For a 64-bit JVM running in a 64-bit OS on a 64-bit machine, is there any limit besides the theoretical limit of 2^64 bytes or 16 exabytes?

I know that for various reasons (mostly garbage collection), excessively large heaps might not be wise, but in light of reading about servers with terrabytes of RAM, I'm wondering what is possible.

Best Answer

If you want to use 32-bit references, your heap is limited to 32 GB.

However, if you are willing to use 64-bit references, the size is likely to be limited by your OS, just as it is with 32-bit JVM. e.g. on Windows 32-bit this is 1.2 to 1.5 GB.

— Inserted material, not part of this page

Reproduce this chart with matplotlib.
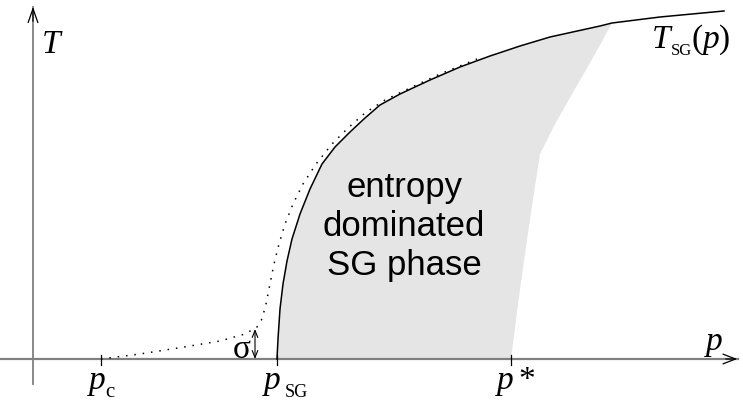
import matplotlib
matplotlib.use('Agg')
import matplotlib.pyplot as plt

plt.rcParams['font.family'] = 'Liberation Serif'
plt.rcParams['mathtext.fontset'] = 'custom'
plt.rcParams['mathtext.it'] = 'Liberation Serif:italic'
plt.rcParams['mathtext.rm'] = 'Liberation Serif'

# schematic phase diagram; p to the right, T upward (sketch units)
p_sg_curve = [277, 278, 280, 283, 287, 292, 300, 310, 322, 335, 350, 365, 380, 400, 430, 460, 490, 520, 550, 600, 612, 660, 724]
T_sg_curve = [0, 20, 50, 75, 98, 120, 145, 170, 195, 212, 227, 241, 254, 265, 279, 292, 303, 313, 322, 333, 336, 342, 348]

p_dotted = [101, 140, 178, 220, 245, 257, 262, 266, 270, 274, 279, 285, 293, 303, 316, 332, 348, 365, 385, 410, 440, 477]
T_dotted = [0, 5, 11, 18, 25, 32, 40, 55, 75, 95, 115, 135, 155, 175, 195, 215, 231, 246, 259, 271, 285, 300]

p_edge = [511, 520, 530, 540, 555, 575, 595, 612]
T_edge = [0, 70, 140, 205, 235, 270, 305, 336]

p_ticks = [101, 277, 511]
sigma_p = 255
sigma_T = 30

fig = plt.figure(figsize=(7.43, 4.02), dpi=100)
ax = fig.add_axes([0, 0, 1, 1])
ax.set_xlim(0, 743)
ax.set_ylim(-42, 360)
ax.axis('off')

# shaded region between T_SG(p) and the p* boundary
n = sum(1 for x in p_sg_curve if x <= p_edge[-1])
ax.fill(p_sg_curve[:n] + p_edge[::-1], T_sg_curve[:n] + T_edge[::-1],
        color='#e5e5e5', lw=0, zorder=0)

# axes
ax.plot([0, 738], [0, 0], color='#808080', lw=1.6)
ax.plot([33, 33], [-25, 352], color='#808080', lw=1.3)
ax.annotate('', xy=(740, 0), xytext=(723, 0),
            arrowprops=dict(arrowstyle='->,head_length=0.9,head_width=0.35', color='black', lw=0.9))
ax.annotate('', xy=(33, 355), xytext=(33, 335),
            arrowprops=dict(arrowstyle='->,head_length=1.0,head_width=0.35', color='black', lw=0.9))

for x in p_ticks:
    ax.plot([x, x], [-6, 4], color='black', lw=0.9)

ax.plot(p_dotted, T_dotted, color='black', lw=1.1, linestyle=(0, (1, 4.5)))
ax.plot(p_sg_curve, T_sg_curve, color='black', lw=1.1)

ax.annotate('', xy=(sigma_p, sigma_T), xytext=(sigma_p, 0),
            arrowprops=dict(arrowstyle='<->,head_length=0.5,head_width=0.2', color='black', lw=0.8,
                            shrinkA=0, shrinkB=0))

fs = 24
it = dict(fontsize=fs, fontstyle='italic', ha='left', va='baseline')

ax.text(42, 307, 'T', **it)
ax.text(652, 312, 'T', **it)
ax.text(671, 305, 'SG', fontsize=12, ha='left', va='baseline')
ax.text(691, 312, r'$(p)$', fontsize=fs, ha='left', va='baseline')
ax.text(706, 10, 'p', **it)

ax.text(89, -29, 'p', **it)
ax.text(105, -37, 'c', fontsize=15, ha='left', va='baseline')
ax.text(264, -29, 'p', **it)
ax.text(285, -37, 'SG', fontsize=13, ha='left', va='baseline')
ax.text(497, -29, 'p', **it)
ax.text(518, -29, '*', fontsize=fs, ha='left', va='baseline')
ax.text(233, 2, 'σ', fontsize=fs, ha='left', va='baseline')

for label, y in zip(['entropy', 'dominated', 'SG phase'], [172, 133, 94]):
    ax.text(404, y, label, fontsize=25, family='Liberation Sans', ha='center', va='center')

fig.savefig('out.png', dpi=100)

Note: you will want your JVM heap to fit into main memory, ideally inside one NUMA region. That's about 1 TB on the bigger machines. If your JVM spans NUMA regions the memory access and the GC in particular will take much longer. If your JVM heap start swapping it might take hours to GC, or even make your machine unusable as it thrashes the swap drive.

Note: You can access large direct memory and memory mapped sizes even if you use 32-bit references in your heap. i.e. use well above 32 GB.

Compressed oops in the Hotspot JVM

Compressed oops represent managed pointers (in many but not all places in the JVM) as 32-bit values which must be scaled by a factor of 8 and added to a 64-bit base address to find the object they refer to. This allows applications to address up to four billion objects (not bytes), or a heap size of up to about 32Gb. At the same time, data structure compactness is competitive with ILP32 mode.